Wachovia Mortgage, FSB and the Borrowers entered into a settlement agreement by which Wachovia agreed to bring the Borrowers account current, and to modify the Borrowers’ home loan in consideration for the Borrowers dismissing their pending action against Wachovia. Wachovia allegedly failed to bring the Plaintiffs account current, and allegedly failed to modify the loan as agreed. The Borrowers brought an amended complaint that alleged Wachovia was liable for unfair business practices, for breach of the implied covenant of good faith and fair dealing and for breach of contract. The trial court determined the Borrowers' claims were preempted by HOLA, and dismissed the complaint without leave to amend. The Borrowers appealed.
With respect to whether the Borrowers’ cause of action for unfair business practices was properly dismissed, the appellate court affirmed the trial court without examining the preemption issue. The appellate court explained that the Borrowers could not “amend the complaint to add a new cause of action without having obtained permission to do so, unless the new cause of action is within the scope of the order granting leave to amend.” In this case, “the new cause of action is not within the scope of the order granting leave to amend.”
The appellate court also sustained the trial court’s dismissal of the borrowers’ second cause of action without analyzing the preemption issue. The appellate court relied on a California Supreme Court decision, which held that, “the tort of breach of the covenant of good faith and fair dealing applies only in the context of insurance contracts…in the absence of violation of an independent duty arising from the principles of tort law.” As the Borrowers did not sue under an insurance contract and did not allege an independent duty, the appellate court found “they have not stated a cause of action for breach of the covenant of good faith and fair dealing.”
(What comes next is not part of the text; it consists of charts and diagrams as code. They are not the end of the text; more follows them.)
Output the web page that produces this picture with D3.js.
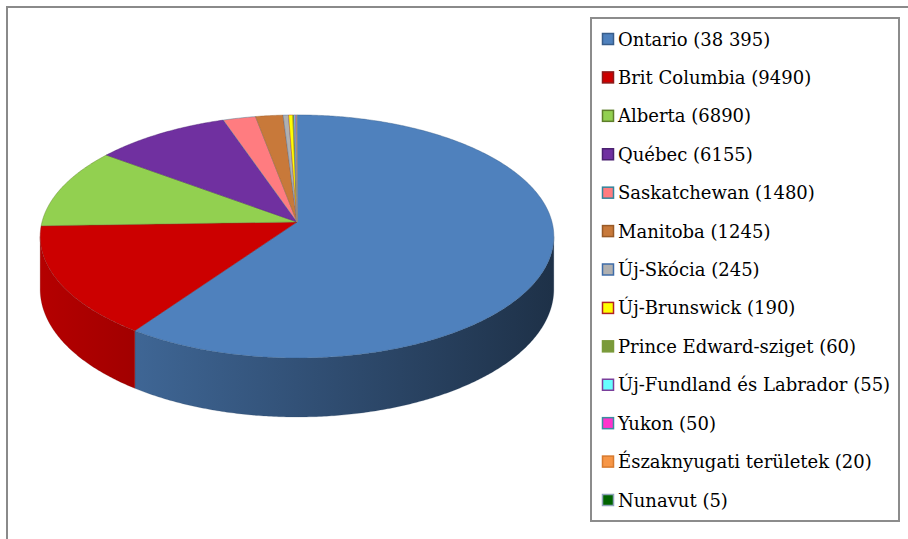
<!DOCTYPE html>
<html>
<head>
<meta charset="utf-8">
<script src="https://cdn.jsdelivr.net/npm/d3@7"></script>
<style>
  html, body { margin: 0; padding: 0; background: #fff; }
  svg { display: block; }
</style>
</head>
<body>
<div id="chart"></div>
<script>
(function () {

    // ── data ────────────────────────────────────────────────────────
    var PROVINCES = [
        "Ontario", "Brit Columbia", "Alberta", "Québec", "Saskatchewan",
        "Manitoba", "Új-Skócia", "Új-Brunswick", "Prince Edward-sziget",
        "Új-Fundland és Labrador", "Yukon", "Északnyugati területek", "Nunavut"
    ];
    var VALUES = [38395, 9490, 6890, 6155, 1480, 1245, 245, 190, 60, 55, 50, 20, 5];
    var FILLS = [
        "#4f81bd", "#cc0000", "#92d050", "#7030a0", "#ff7c80",
        "#c8793a", "#b0b0b0", "#ffff00", "#7a9a3a",
        "#66ffff", "#ff33cc", "#f79646", "#006400"
    ];
    var BORDERS = [
        "#385d8a", "#8b1a1a", "#5e7e2a", "#4b2170", "#31859c",
        "#985a27", "#3f6ca8", "#b22222", "#7a9a3a",
        "#7a3f9b", "#3b8da0", "#d77a2e", "#8fa3ba"
    ];

    var W = 908, H = 539;

    var svg = d3.select("#chart").append("svg")
        .attr("width", W).attr("height", H);

    var defs = svg.append("defs");

    // outer chart frame (runs off the right/bottom edges)
    svg.append("rect")
        .attr("x", 7).attr("y", 7)
        .attr("width", W + 20).attr("height", H + 20)
        .attr("fill", "#fff")
        .attr("stroke", "#8a8a8a").attr("stroke-width", 2);

    /* ── pie geometry (perspective tilted disc) ───────────────────── */
    var cx = 297, cy = 222;
    var Rx = 255, Ry = 119.8;
    var persp = 0.119;      // perspective strength
    var depth = 52;         // thickness of the disc

    function proj(theta, h) {
        var u = Math.sin(theta), v = -Math.cos(theta);
        var f = 1 / (1 - persp * v);
        return [cx + Rx * u * f, cy + (Ry * v + depth * h) * f];
    }

    function arcPoints(a0, a1, h) {
        var n = Math.max(2, Math.ceil((a1 - a0) / (Math.PI / 360)));
        var pts = [];
        for (var i = 0; i <= n; i++) pts.push(proj(a0 + (a1 - a0) * i / n, h));
        return pts;
    }

    var arcs = d3.pie().sort(null).value(function (d) { return d; })(VALUES);

    // side shading: darker toward the right
    function shade(c, k) {
        var r = d3.rgb(c);
        return d3.rgb(r.r * k, r.g * k, r.b * k).formatHex();
    }

    var gPie = svg.append("g");
    var line = d3.line();

    // the wall faces the viewer between the two silhouette angles
    var visA0 = Math.PI - Math.acos(persp),
        visA1 = Math.PI + Math.acos(persp);

    arcs.forEach(function (a, i) {
        var s = Math.max(a.startAngle, visA0);
        var e = Math.min(a.endAngle, visA1);
        if (e <= s) return;

        var gid = "side-" + i;
        var grad = defs.append("linearGradient")
            .attr("id", gid)
            .attr("gradientUnits", "userSpaceOnUse")
            .attr("x1", cx - Rx).attr("x2", cx + Rx)
            .attr("y1", 0).attr("y2", 0);
        [[0, 0.88], [0.5, 0.63], [1, 0.38]].forEach(function (st) {
            grad.append("stop")
                .attr("offset", st[0])
                .attr("stop-color", shade(FILLS[i], st[1]));
        });

        var pts = arcPoints(s, e, 0).concat(arcPoints(s, e, 1).reverse());
        gPie.append("path")
            .attr("d", line(pts) + "Z")
            .attr("fill", "url(#" + gid + ")")
            .attr("stroke", shade(FILLS[i], 0.5))
            .attr("stroke-width", 0.4)
            .attr("stroke-opacity", 0.5);
    });

    arcs.forEach(function (a, i) {
        var pts = [[cx, cy]].concat(arcPoints(a.startAngle, a.endAngle, 0));
        gPie.append("path")
            .attr("d", line(pts) + "Z")
            .attr("fill", FILLS[i])
            .attr("stroke", BORDERS[i])
            .attr("stroke-width", 0.7)
            .attr("stroke-opacity", 0.6)
            .attr("stroke-linejoin", "round");
    });

    /* ── legend ───────────────────────────────────────────────────── */
    var thousands = d3.formatLocale({
        decimal: ",", thousands: " ", grouping: [3], currency: ["", ""]
    }).format(",");
    function fmtVal(v) { return v >= 10000 ? thousands(v) : String(v); }

    svg.append("rect")
        .attr("x", 591).attr("y", 18)
        .attr("width", 308).attr("height", 503)
        .attr("fill", "#fff")
        .attr("stroke", "#8c8c8c").attr("stroke-width", 2);

    var rowY = d3.scalePoint()
        .domain(PROVINCES)
        .range([39, 500]);

    var legend = svg.append("g").attr("class", "legend");

    PROVINCES.forEach(function (p, i) {
        var y = rowY(p);
        legend.append("rect")
            .attr("x", 602.5).attr("y", y - 5.5)
            .attr("width", 11).attr("height", 11)
            .attr("fill", FILLS[i])
            .attr("stroke", BORDERS[i]).attr("stroke-width", 1.5);
        legend.append("text")
            .attr("x", 618).attr("y", y + 6.5)
            .attr("font-family", "'DejaVu Serif', serif")
            .attr("font-size", "18px")
            .attr("fill", "#000")
            .text(p + " (" + fmtVal(VALUES[i]) + ")");
    });

}());
</script>
</body>
</html>
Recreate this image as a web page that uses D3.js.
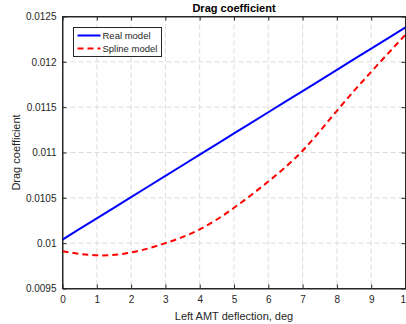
<!DOCTYPE html>
<meta charset="utf-8">
<html>
<head>
<script src="https://cdn.jsdelivr.net/npm/d3@7"></script>
<style>
body { margin: 0; background: #fff; }
text { font-family: 'Liberation Sans', Arial, sans-serif; fill: #262626; }
</style>
</head>
<body>
<div id="chart"></div>
<script>
// data
var deflection = [0, 1, 2, 3, 4, 5, 6, 7, 8, 9, 10];
var realModel = [0.01004, 0.010274, 0.010508, 0.010742, 0.010976, 0.01121, 0.011444, 0.011678, 0.011912, 0.012146, 0.01238];
var splineModel = [0.00991, 0.009866, 0.009897, 0.01000, 0.010152, 0.01039, 0.01068, 0.01102, 0.01146, 0.01189, 0.0123];
var yTicks = [0.0095, 0.01, 0.0105, 0.011, 0.0115, 0.012, 0.0125];
var yTickLabels = ["0.0095", "0.01", "0.0105", "0.011", "0.0115", "0.012", "0.0125"];

var W = 406, H = 324;
var margin = {top: 16.5, right: 0.5, bottom: 35.5, left: 62.5},
    width = W - margin.left - margin.right,
    height = H - margin.top - margin.bottom;

var svg = d3.select("#chart").append("svg")
    .attr("width", W).attr("height", H);
var g = svg.append("g")
    .attr("transform", "translate(" + margin.left + "," + margin.top + ")");

var x = d3.scaleLinear().domain([0, 10]).range([0, width]);
var y = d3.scaleLinear().domain([0.0095, 0.0125]).range([height, 0]);

// grid
g.append("g").selectAll("line").data(x.ticks(10).slice(1, -1)).enter().append("line")
    .attr("x1", d => x(d)).attr("x2", d => x(d)).attr("y1", 0).attr("y2", height)
    .attr("stroke", "#dcdcdc").attr("stroke-dasharray", "5,3");
g.append("g").selectAll("line").data(yTicks.slice(1, -1)).enter().append("line")
    .attr("y1", d => y(d)).attr("y2", d => y(d)).attr("x1", 0).attr("x2", width)
    .attr("stroke", "#dcdcdc").attr("stroke-dasharray", "5,3");

// axes
var xAxis = g.append("g").attr("transform", "translate(0," + height + ")")
    .call(d3.axisBottom(x).ticks(10).tickSizeInner(-4).tickSizeOuter(0).tickPadding(7));
var xTop = g.append("g")
    .call(d3.axisTop(x).ticks(10).tickSizeInner(-4).tickSizeOuter(0).tickFormat(""));
var yAxis = g.append("g")
    .call(d3.axisLeft(y).tickValues(yTicks).tickFormat((d, i) => yTickLabels[i])
      .tickSizeInner(-4).tickSizeOuter(0).tickPadding(6));
var yRight = g.append("g").attr("transform", "translate(" + width + ",0)")
    .call(d3.axisRight(y).tickValues(yTicks).tickSizeInner(-4).tickSizeOuter(0).tickFormat(""));
[xAxis, xTop, yAxis, yRight].forEach(function(a) {
  a.selectAll("path, line").attr("stroke", "#262626");
  a.selectAll("text").style("font-size", "10px").style("fill", "#262626");
});

// lines
var line = function(vals) {
  return d3.line().x((d, i) => x(deflection[i])).y(d => y(d)).curve(d3.curveNatural)(vals);
};
g.append("path").attr("d", line(realModel))
    .attr("fill", "none").attr("stroke", "#0000ff").attr("stroke-width", 2);
g.append("path").attr("d", line(splineModel))
    .attr("fill", "none").attr("stroke", "#ff0000").attr("stroke-width", 2)
    .attr("stroke-dasharray", "6,4");

// box
g.append("rect").attr("width", width).attr("height", height)
    .attr("fill", "none").attr("stroke", "#262626");

// legend
var leg = svg.append("g").attr("transform", "translate(73.5,27.5)");
leg.append("rect").attr("width", 88).attr("height", 29)
    .attr("fill", "#fff").attr("stroke", "#262626");
leg.append("line").attr("x1", 4).attr("x2", 27).attr("y1", 8).attr("y2", 8)
    .attr("stroke", "#0000ff").attr("stroke-width", 2);
leg.append("line").attr("x1", 4).attr("x2", 27).attr("y1", 21).attr("y2", 21)
    .attr("stroke", "#ff0000").attr("stroke-width", 2).attr("stroke-dasharray", "6,4");
leg.append("text").attr("x", 29).attr("y", 11.5).style("font-size", "9.5px").text("Real model");
leg.append("text").attr("x", 29).attr("y", 24.5).style("font-size", "9.5px").text("Spline model");

// titles
svg.append("text").attr("x", margin.left + width / 2).attr("y", 12)
    .attr("text-anchor", "middle").style("font-size", "11px").style("font-weight", "bold")
    .style("fill", "#000").text("Drag coefficient");
svg.append("text").attr("x", margin.left + width / 2).attr("y", 320)
    .attr("text-anchor", "middle").style("font-size", "11px")
    .text("Left AMT deflection, deg");
svg.append("text").attr("transform", "translate(20," + (margin.top + height / 2) + ")rotate(-90)")
    .attr("text-anchor", "middle").style("font-size", "11px")
    .text("Drag coefficient");
</script>
</body>
</html>
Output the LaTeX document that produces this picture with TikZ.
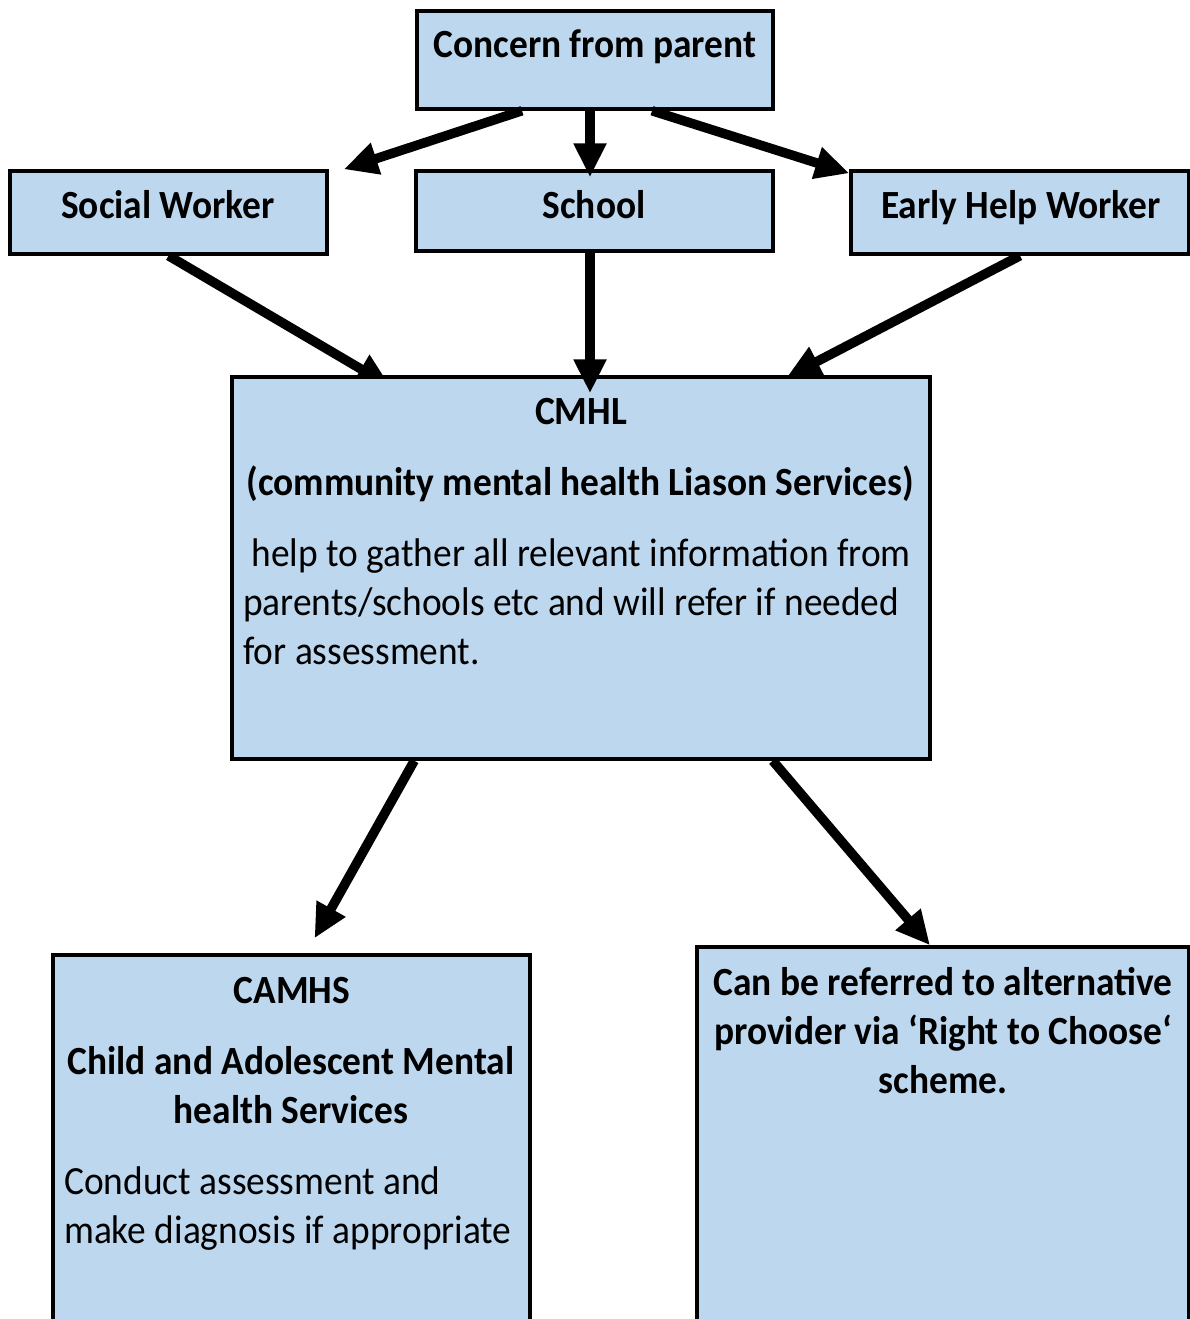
\documentclass[tikz,border=0pt]{standalone}
\usepackage{fontspec}
\setmainfont[FakeStretch=0.935]{Carlito}
\usepackage{tikz}
\usepackage{xcolor}
\usetikzlibrary{arrows.meta,positioning,calc}
\definecolor{boxfill}{HTML}{BDD7EE}
\definecolor{ink}{HTML}{000000}
\pgfdeclarelayer{background}
\pgfsetlayers{background,main}
\tikzset{
  box/.style={draw=ink, fill=boxfill, line width=3.5pt, inner sep=0pt},
  arrow/.style={-{Triangle[length=34pt,width=31pt]}, line width=9.5pt, draw=ink},
  title/.style={font=\fontsize{40}{49}\selectfont\bfseries, align=center, inner sep=0pt, anchor=base},
  body/.style={font=\fontsize{40}{49}\selectfont, align=left, inner sep=0pt, anchor=base west}
}

\begin{document}
\begin{tikzpicture}[x=1pt,y=-1pt]
  \useasboundingbox (0,0) rectangle (1190,1319);
  \clip (0,0) rectangle (1190,1319);

  % boxes
  \node[box,minimum width=356pt,minimum height=98pt] (parent) at (595,60) {};
  \node[box,minimum width=317pt,minimum height=83pt] (social) at (168.5,212.5) {};
  \node[box,minimum width=357pt,minimum height=80pt] (school) at (594.5,211) {};
  \node[box,minimum width=338pt,minimum height=83pt] (early) at (1020,212.5) {};
  \node[box,minimum width=698pt,minimum height=382pt] (cmhl) at (581,568) {};
  \node[box,minimum width=477pt,minimum height=400pt] (camhs) at (291.5,1155) {};
  \node[box,minimum width=492pt,minimum height=400pt] (choose) at (943,1147) {};

  % labels (placed on the baseline of their last line)
  \node[title] (parenttxt) at (595,58) {Concern from parent};
  \node[title] (socialtxt) at (168,218) {Social Worker};
  \node[title] (schooltxt) at (594,218) {School};
  \node[title] (earlytxt) at (1021,218) {Early Help Worker};

  \node[title] (cmhltxt) at (581,424) {CMHL};
  \node[title] (cmhlname) at (580,495) {(community mental health Liason Services)};
  \node[body] (cmhlbody) at (243,664)
    {\ help to gather all relevant information from\\
     parents/schools etc and will refer if needed\\
     for assessment.};

  \node[title] (camhstxt) at (292,1003) {CAMHS};
  \node[title] (camhsname) at (291,1123) {Child and Adolescent Mental\\health Services};
  \node[body] (camhsbody) at (64,1243)
    {Conduct assessment and\\make diagnosis if appropriate};

  \node[title] (choosetxt) at (943,1093)
    {Can be referred to alternative\\provider via ‘Right to Choose‘\\scheme.};

  % connectors
  \draw[arrow] ([xshift=-73pt]parent.south) -- ([xshift=15pt]social.north east);
  \draw[arrow] ([xshift=-5pt]parent.south) -- ([xshift=-4.5pt,yshift=-8pt]school.north);
  \draw[arrow] ([xshift=57pt]parent.south) -- ([yshift=-4pt]early.north west);

  \begin{pgfonlayer}{background}
    \draw[arrow] (social.south) -- ([xshift=160pt,yshift=-11pt]cmhl.north west);
    \draw[arrow] (early.south) -- ([xshift=-145pt,yshift=-2pt]cmhl.north east);
  \end{pgfonlayer}
  \coordinate (cmhlin) at (school.south |- cmhl.north);
  \draw[arrow] ([xshift=-4.5pt]school.south) -- ([xshift=-4.5pt,yshift=-18pt]cmhlin);

  \draw[arrow] ([xshift=184pt]cmhl.south west) -- ([xshift=23pt,yshift=15pt]camhs.north);
  \draw[arrow] ([xshift=-159pt]cmhl.south east) -- ([xshift=-13pt]choose.north);
\end{tikzpicture}
\end{document}
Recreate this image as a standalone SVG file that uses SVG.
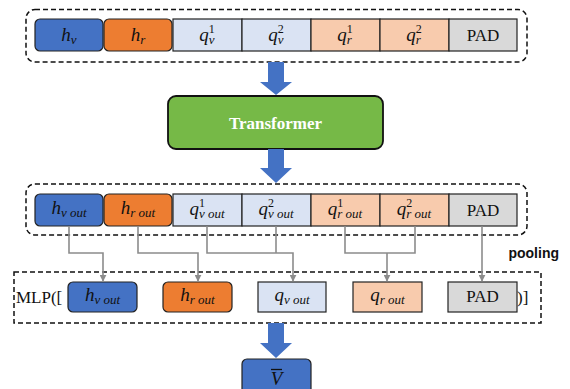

Finally, the Court determined that the Borrowers’ cause of action for breach of contract was not preempted by HOLA and the Office of Thrift Supervision’s regulations thereto, specifically 12 C.F.R. 560.2. There Appellate Court found that Section 560.2 “does not apply to contractual obligations voluntarily undertaken by a federal savings association.” Dispositive was the fact that the Borrowers were not suing to enforce the lenders obligations to apply payments to their account properly, but were suing “based on the settlement agreement in which Wachovia specifically agreed to credit [Borrowers’] account with the disputed payments.”